Return the listing below unchanged, minus its pictures.

Information shown -
————————
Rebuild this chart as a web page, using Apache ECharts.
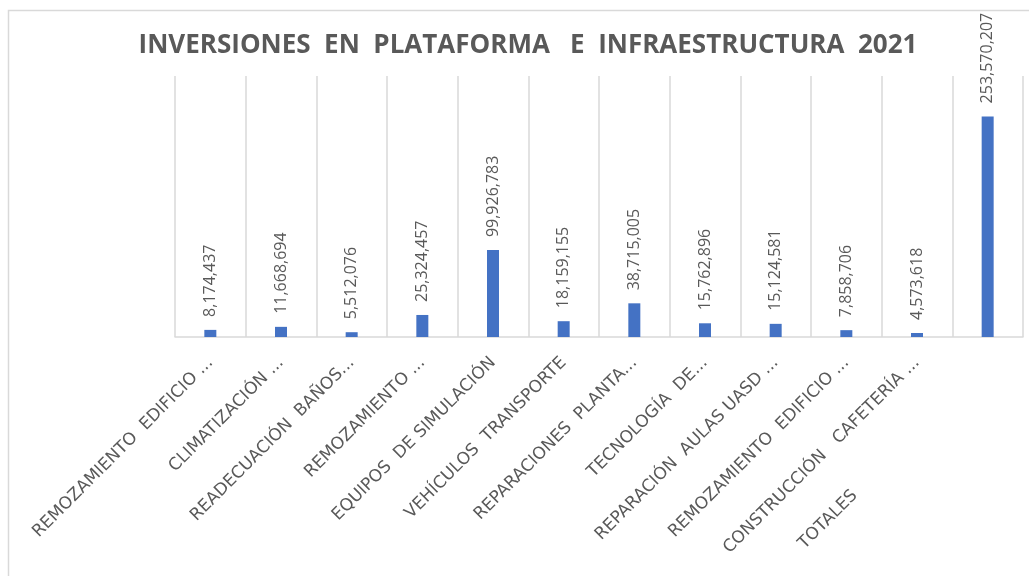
<!DOCTYPE html>
<html>
<head>
<meta charset="utf-8">
<title>Inversiones en plataforma e infraestructura 2021</title>
<script src="https://cdn.jsdelivr.net/npm/echarts@6/dist/echarts.min.js"></script>
<style>
	html, body { margin:0; padding:0; background:#fff; }
	#main { width:1029px; height:576px; }
</style>
</head>
<body>
<div id="main"></div>
<script type="text/javascript">

	// categorias y montos (RD$)
	var categorias = [
		'REMOZAMIENTO  EDIFICIO ...',
		'CLIMATIZACIÓN ...',
		'READECUACIÓN  BAÑOS...',
		'REMOZAMIENTO ...',
		'EQUIPOS  DE SIMULACIÓN',
		'VEHÍCULOS  TRANSPORTE',
		'REPARACIONES  PLANTA...',
		'TECNOLOGÍA  DE...',
		'REPARACIÓN  AULAS UASD ...',
		'REMOZAMIENTO  EDIFICIO ...',
		'CONSTRUCCIÓN   CAFETERÍA ...',
		'TOTALES'
	];
	var montos = [8174437, 11668694, 5512076, 25324457, 99926783, 18159155,
		38715005, 15762896, 15124581, 7858706, 4573618, 253570207];

	var gris = '#595959';
	var linea = '#d9d9d9';

	var chart = echarts.init(document.getElementById('main'));
	chart.setOption({
		animation: false,
		title: {
			text: 'INVERSIONES  EN  PLATAFORMA   E  INFRAESTRUCTURA  2021',
			left: 523,
			textAlign: 'center',
			top: 28,
			textStyle: {
				color: gris,
				fontFamily: 'Open Sans',
				fontWeight: 'bold',
				fontSize: 26
			}
		},
		graphic: [{
			type: 'rect',
			shape: { x: 8.5, y: 10.5, width: 1100, height: 700 },
			style: { fill: null, stroke: linea, lineWidth: 1.5 },
			silent: true
		}],
		grid: { left: 175, right: 6, top: 76, bottom: 239 },
		xAxis: {
			type: 'category',
			data: categorias,
			axisLine: { lineStyle: { color: linea, width: 1.5 } },
			axisTick: { show: false },
			splitLine: { show: true, lineStyle: { color: linea, width: 1.5 } },
			axisLabel: {
				rotate: 45,
				interval: 0,
				margin: 23,
				color: gris,
				fontFamily: 'DejaVu Sans',
				fontSize: 17,
				// en el original la etiqueta del total queda desplazada hacia abajo
				formatter: function (v, i) {
					return i === categorias.length - 1 ? '{t|' + v + '}' : v;
				},
				rich: {
					t: {
						color: gris,
						fontFamily: 'DejaVu Sans',
						fontSize: 17,
						padding: [0, 188, 0, 0]
					}
				}
			}
		},
		yAxis: {
			type: 'value',
			min: 0,
			max: 300000000,
			show: false,
			splitLine: { show: false }
		},
		series: [{
			type: 'bar',
			data: montos,
			barWidth: 12,
			itemStyle: { color: '#4472c4' },
			label: {
				show: true,
				position: 'top',
				rotate: 90,
				align: 'left',
				verticalAlign: 'middle',
				distance: 13,
				color: gris,
				fontFamily: 'Open Sans',
				fontSize: 16,
				formatter: function (p) {
					return p.value.toLocaleString('en-US');
				}
			}
		}]
	});

</script>
</body>
</html>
————————
The result -
Rebuild this chart as a web page, using Apache ECharts.
<!DOCTYPE html>
<html>
<head>
<meta charset="utf-8">
<title>Inversiones en plataforma e infraestructura 2021</title>
<script src="https://cdn.jsdelivr.net/npm/echarts@6/dist/echarts.min.js"></script>
<style>
	html, body { margin:0; padding:0; background:#fff; }
	#main { width:1029px; height:576px; }
</style>
</head>
<body>
<div id="main"></div>
<script type="text/javascript">

	// categorias y montos (RD$)
	var categorias = [
		'REMOZAMIENTO  EDIFICIO ...',
		'CLIMATIZACIÓN ...',
		'READECUACIÓN  BAÑOS...',
		'REMOZAMIENTO ...',
		'EQUIPOS  DE SIMULACIÓN',
		'VEHÍCULOS  TRANSPORTE',
		'REPARACIONES  PLANTA...',
		'TECNOLOGÍA  DE...',
		'REPARACIÓN  AULAS UASD ...',
		'REMOZAMIENTO  EDIFICIO ...',
		'CONSTRUCCIÓN   CAFETERÍA ...',
		'TOTALES'
	];
	var montos = [8174437, 11668694, 5512076, 25324457, 99926783, 18159155,
		38715005, 15762896, 15124581, 7858706, 4573618, 253570207];

	var gris = '#595959';
	var linea = '#d9d9d9';

	var chart = echarts.init(document.getElementById('main'));
	chart.setOption({
		animation: false,
		title: {
			text: 'INVERSIONES  EN  PLATAFORMA   E  INFRAESTRUCTURA  2021',
			left: 523,
			textAlign: 'center',
			top: 28,
			textStyle: {
				color: gris,
				fontFamily: 'Open Sans',
				fontWeight: 'bold',
				fontSize: 26
			}
		},
		graphic: [{
			type: 'rect',
			shape: { x: 8.5, y: 10.5, width: 1100, height: 700 },
			style: { fill: null, stroke: linea, lineWidth: 1.5 },
			silent: true
		}],
		grid: { left: 175, right: 6, top: 76, bottom: 239 },
		xAxis: {
			type: 'category',
			data: categorias,
			axisLine: { lineStyle: { color: linea, width: 1.5 } },
			axisTick: { show: false },
			splitLine: { show: true, lineStyle: { color: linea, width: 1.5 } },
			axisLabel: {
				rotate: 45,
				interval: 0,
				margin: 23,
				color: gris,
				fontFamily: 'DejaVu Sans',
				fontSize: 17,
				// en el original la etiqueta del total queda desplazada hacia abajo
				formatter: function (v, i) {
					return i === categorias.length - 1 ? '{t|' + v + '}' : v;
				},
				rich: {
					t: {
						color: gris,
						fontFamily: 'DejaVu Sans',
						fontSize: 17,
						padding: [0, 188, 0, 0]
					}
				}
			}
		},
		yAxis: {
			type: 'value',
			min: 0,
			max: 300000000,
			show: false,
			splitLine: { show: false }
		},
		series: [{
			type: 'bar',
			data: montos,
			barWidth: 12,
			itemStyle: { color: '#4472c4' },
			label: {
				show: true,
				position: 'top',
				rotate: 90,
				align: 'left',
				verticalAlign: 'middle',
				distance: 13,
				color: gris,
				fontFamily: 'Open Sans',
				fontSize: 16,
				formatter: function (p) {
					return p.value.toLocaleString('en-US');
				}
			}
		}]
	});

</script>
</body>
</html>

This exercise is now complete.